- The problem
Leave out the pictures; transcribe all else exactly.

- Data
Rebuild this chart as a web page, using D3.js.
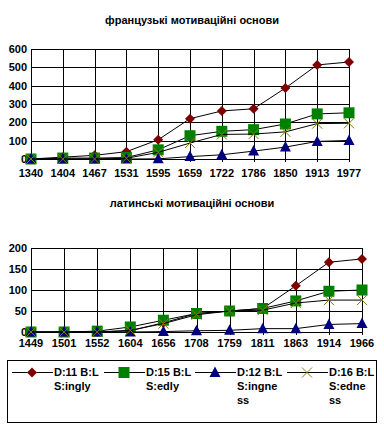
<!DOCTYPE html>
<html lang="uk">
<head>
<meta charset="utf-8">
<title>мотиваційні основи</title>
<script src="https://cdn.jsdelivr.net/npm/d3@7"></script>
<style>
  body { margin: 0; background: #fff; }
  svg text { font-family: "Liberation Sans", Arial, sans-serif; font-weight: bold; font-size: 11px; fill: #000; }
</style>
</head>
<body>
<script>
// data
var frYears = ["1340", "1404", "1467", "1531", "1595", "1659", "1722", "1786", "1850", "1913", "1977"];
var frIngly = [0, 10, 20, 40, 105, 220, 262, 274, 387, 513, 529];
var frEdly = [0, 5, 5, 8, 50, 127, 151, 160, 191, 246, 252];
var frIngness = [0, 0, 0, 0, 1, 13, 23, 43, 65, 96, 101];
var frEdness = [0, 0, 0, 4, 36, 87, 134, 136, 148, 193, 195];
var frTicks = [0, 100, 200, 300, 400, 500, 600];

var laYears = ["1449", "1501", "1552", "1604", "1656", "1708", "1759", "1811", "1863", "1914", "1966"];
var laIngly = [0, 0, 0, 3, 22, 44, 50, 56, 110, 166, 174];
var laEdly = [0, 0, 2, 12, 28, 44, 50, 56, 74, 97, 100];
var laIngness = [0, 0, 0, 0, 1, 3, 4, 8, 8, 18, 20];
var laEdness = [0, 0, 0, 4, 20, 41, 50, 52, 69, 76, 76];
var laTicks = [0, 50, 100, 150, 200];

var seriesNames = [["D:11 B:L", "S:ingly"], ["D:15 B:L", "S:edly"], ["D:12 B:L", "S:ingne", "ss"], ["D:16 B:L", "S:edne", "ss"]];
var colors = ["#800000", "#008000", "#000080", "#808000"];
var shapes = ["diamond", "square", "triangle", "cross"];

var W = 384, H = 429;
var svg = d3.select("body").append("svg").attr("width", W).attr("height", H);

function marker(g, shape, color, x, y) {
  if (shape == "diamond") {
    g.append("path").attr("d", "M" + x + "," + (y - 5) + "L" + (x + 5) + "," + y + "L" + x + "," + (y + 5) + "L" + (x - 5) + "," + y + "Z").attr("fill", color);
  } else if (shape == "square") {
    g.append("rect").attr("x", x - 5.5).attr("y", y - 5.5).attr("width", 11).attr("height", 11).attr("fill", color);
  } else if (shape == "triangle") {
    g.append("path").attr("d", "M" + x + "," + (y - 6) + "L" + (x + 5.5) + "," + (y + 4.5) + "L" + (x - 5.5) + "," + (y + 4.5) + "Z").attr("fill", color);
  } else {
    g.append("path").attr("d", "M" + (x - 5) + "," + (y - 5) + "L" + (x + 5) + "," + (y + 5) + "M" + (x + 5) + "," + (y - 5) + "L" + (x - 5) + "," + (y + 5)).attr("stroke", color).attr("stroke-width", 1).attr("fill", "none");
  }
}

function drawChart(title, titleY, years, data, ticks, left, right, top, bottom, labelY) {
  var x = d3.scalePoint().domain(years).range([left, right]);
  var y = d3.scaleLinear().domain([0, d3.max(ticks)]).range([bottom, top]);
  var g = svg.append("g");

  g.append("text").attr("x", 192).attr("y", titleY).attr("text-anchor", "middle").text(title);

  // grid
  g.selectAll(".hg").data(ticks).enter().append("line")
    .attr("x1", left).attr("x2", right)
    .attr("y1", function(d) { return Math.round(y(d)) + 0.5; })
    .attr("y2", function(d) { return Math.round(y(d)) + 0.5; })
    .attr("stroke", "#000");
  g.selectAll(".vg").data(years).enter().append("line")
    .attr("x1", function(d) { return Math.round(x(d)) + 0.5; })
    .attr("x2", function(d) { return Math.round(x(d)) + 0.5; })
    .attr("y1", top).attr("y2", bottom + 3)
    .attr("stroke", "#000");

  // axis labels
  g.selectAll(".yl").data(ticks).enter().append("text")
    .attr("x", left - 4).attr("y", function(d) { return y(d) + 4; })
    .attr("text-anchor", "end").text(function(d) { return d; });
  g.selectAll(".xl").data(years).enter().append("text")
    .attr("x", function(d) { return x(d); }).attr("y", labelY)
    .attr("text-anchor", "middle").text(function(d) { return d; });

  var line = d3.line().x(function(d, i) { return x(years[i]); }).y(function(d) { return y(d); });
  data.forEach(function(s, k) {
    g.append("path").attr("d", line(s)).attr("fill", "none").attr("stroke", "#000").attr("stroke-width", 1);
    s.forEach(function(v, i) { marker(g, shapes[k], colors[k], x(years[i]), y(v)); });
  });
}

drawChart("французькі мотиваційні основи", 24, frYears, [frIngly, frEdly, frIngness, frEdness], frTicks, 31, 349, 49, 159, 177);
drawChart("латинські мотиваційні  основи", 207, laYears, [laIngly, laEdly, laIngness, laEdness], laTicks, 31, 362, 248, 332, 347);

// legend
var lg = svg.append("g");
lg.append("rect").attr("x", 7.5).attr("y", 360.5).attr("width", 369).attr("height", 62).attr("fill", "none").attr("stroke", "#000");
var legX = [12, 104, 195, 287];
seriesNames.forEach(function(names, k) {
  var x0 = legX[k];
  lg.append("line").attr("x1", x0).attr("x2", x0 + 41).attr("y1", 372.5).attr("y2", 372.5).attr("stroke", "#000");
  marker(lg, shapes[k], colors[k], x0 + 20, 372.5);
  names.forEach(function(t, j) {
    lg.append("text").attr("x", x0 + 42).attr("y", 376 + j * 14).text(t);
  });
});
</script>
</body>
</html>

- Task answer
Rebuild this chart as a web page, using D3.js.
<!DOCTYPE html>
<html lang="uk">
<head>
<meta charset="utf-8">
<title>мотиваційні основи</title>
<script src="https://cdn.jsdelivr.net/npm/d3@7"></script>
<style>
  body { margin: 0; background: #fff; }
  svg text { font-family: "Liberation Sans", Arial, sans-serif; font-weight: bold; font-size: 11px; fill: #000; }
</style>
</head>
<body>
<script>
// data
var frYears = ["1340", "1404", "1467", "1531", "1595", "1659", "1722", "1786", "1850", "1913", "1977"];
var frIngly = [0, 10, 20, 40, 105, 220, 262, 274, 387, 513, 529];
var frEdly = [0, 5, 5, 8, 50, 127, 151, 160, 191, 246, 252];
var frIngness = [0, 0, 0, 0, 1, 13, 23, 43, 65, 96, 101];
var frEdness = [0, 0, 0, 4, 36, 87, 134, 136, 148, 193, 195];
var frTicks = [0, 100, 200, 300, 400, 500, 600];

var laYears = ["1449", "1501", "1552", "1604", "1656", "1708", "1759", "1811", "1863", "1914", "1966"];
var laIngly = [0, 0, 0, 3, 22, 44, 50, 56, 110, 166, 174];
var laEdly = [0, 0, 2, 12, 28, 44, 50, 56, 74, 97, 100];
var laIngness = [0, 0, 0, 0, 1, 3, 4, 8, 8, 18, 20];
var laEdness = [0, 0, 0, 4, 20, 41, 50, 52, 69, 76, 76];
var laTicks = [0, 50, 100, 150, 200];

var seriesNames = [["D:11 B:L", "S:ingly"], ["D:15 B:L", "S:edly"], ["D:12 B:L", "S:ingne", "ss"], ["D:16 B:L", "S:edne", "ss"]];
var colors = ["#800000", "#008000", "#000080", "#808000"];
var shapes = ["diamond", "square", "triangle", "cross"];

var W = 384, H = 429;
var svg = d3.select("body").append("svg").attr("width", W).attr("height", H);

function marker(g, shape, color, x, y) {
  if (shape == "diamond") {
    g.append("path").attr("d", "M" + x + "," + (y - 5) + "L" + (x + 5) + "," + y + "L" + x + "," + (y + 5) + "L" + (x - 5) + "," + y + "Z").attr("fill", color);
  } else if (shape == "square") {
    g.append("rect").attr("x", x - 5.5).attr("y", y - 5.5).attr("width", 11).attr("height", 11).attr("fill", color);
  } else if (shape == "triangle") {
    g.append("path").attr("d", "M" + x + "," + (y - 6) + "L" + (x + 5.5) + "," + (y + 4.5) + "L" + (x - 5.5) + "," + (y + 4.5) + "Z").attr("fill", color);
  } else {
    g.append("path").attr("d", "M" + (x - 5) + "," + (y - 5) + "L" + (x + 5) + "," + (y + 5) + "M" + (x + 5) + "," + (y - 5) + "L" + (x - 5) + "," + (y + 5)).attr("stroke", color).attr("stroke-width", 1).attr("fill", "none");
  }
}

function drawChart(title, titleY, years, data, ticks, left, right, top, bottom, labelY) {
  var x = d3.scalePoint().domain(years).range([left, right]);
  var y = d3.scaleLinear().domain([0, d3.max(ticks)]).range([bottom, top]);
  var g = svg.append("g");

  g.append("text").attr("x", 192).attr("y", titleY).attr("text-anchor", "middle").text(title);

  // grid
  g.selectAll(".hg").data(ticks).enter().append("line")
    .attr("x1", left).attr("x2", right)
    .attr("y1", function(d) { return Math.round(y(d)) + 0.5; })
    .attr("y2", function(d) { return Math.round(y(d)) + 0.5; })
    .attr("stroke", "#000");
  g.selectAll(".vg").data(years).enter().append("line")
    .attr("x1", function(d) { return Math.round(x(d)) + 0.5; })
    .attr("x2", function(d) { return Math.round(x(d)) + 0.5; })
    .attr("y1", top).attr("y2", bottom + 3)
    .attr("stroke", "#000");

  // axis labels
  g.selectAll(".yl").data(ticks).enter().append("text")
    .attr("x", left - 4).attr("y", function(d) { return y(d) + 4; })
    .attr("text-anchor", "end").text(function(d) { return d; });
  g.selectAll(".xl").data(years).enter().append("text")
    .attr("x", function(d) { return x(d); }).attr("y", labelY)
    .attr("text-anchor", "middle").text(function(d) { return d; });

  var line = d3.line().x(function(d, i) { return x(years[i]); }).y(function(d) { return y(d); });
  data.forEach(function(s, k) {
    g.append("path").attr("d", line(s)).attr("fill", "none").attr("stroke", "#000").attr("stroke-width", 1);
    s.forEach(function(v, i) { marker(g, shapes[k], colors[k], x(years[i]), y(v)); });
  });
}

drawChart("французькі мотиваційні основи", 24, frYears, [frIngly, frEdly, frIngness, frEdness], frTicks, 31, 349, 49, 159, 177);
drawChart("латинські мотиваційні  основи", 207, laYears, [laIngly, laEdly, laIngness, laEdness], laTicks, 31, 362, 248, 332, 347);

// legend
var lg = svg.append("g");
lg.append("rect").attr("x", 7.5).attr("y", 360.5).attr("width", 369).attr("height", 62).attr("fill", "none").attr("stroke", "#000");
var legX = [12, 104, 195, 287];
seriesNames.forEach(function(names, k) {
  var x0 = legX[k];
  lg.append("line").attr("x1", x0).attr("x2", x0 + 41).attr("y1", 372.5).attr("y2", 372.5).attr("stroke", "#000");
  marker(lg, shapes[k], colors[k], x0 + 20, 372.5);
  names.forEach(function(t, j) {
    lg.append("text").attr("x", x0 + 42).attr("y", 376 + j * 14).text(t);
  });
});
</script>
</body>
</html>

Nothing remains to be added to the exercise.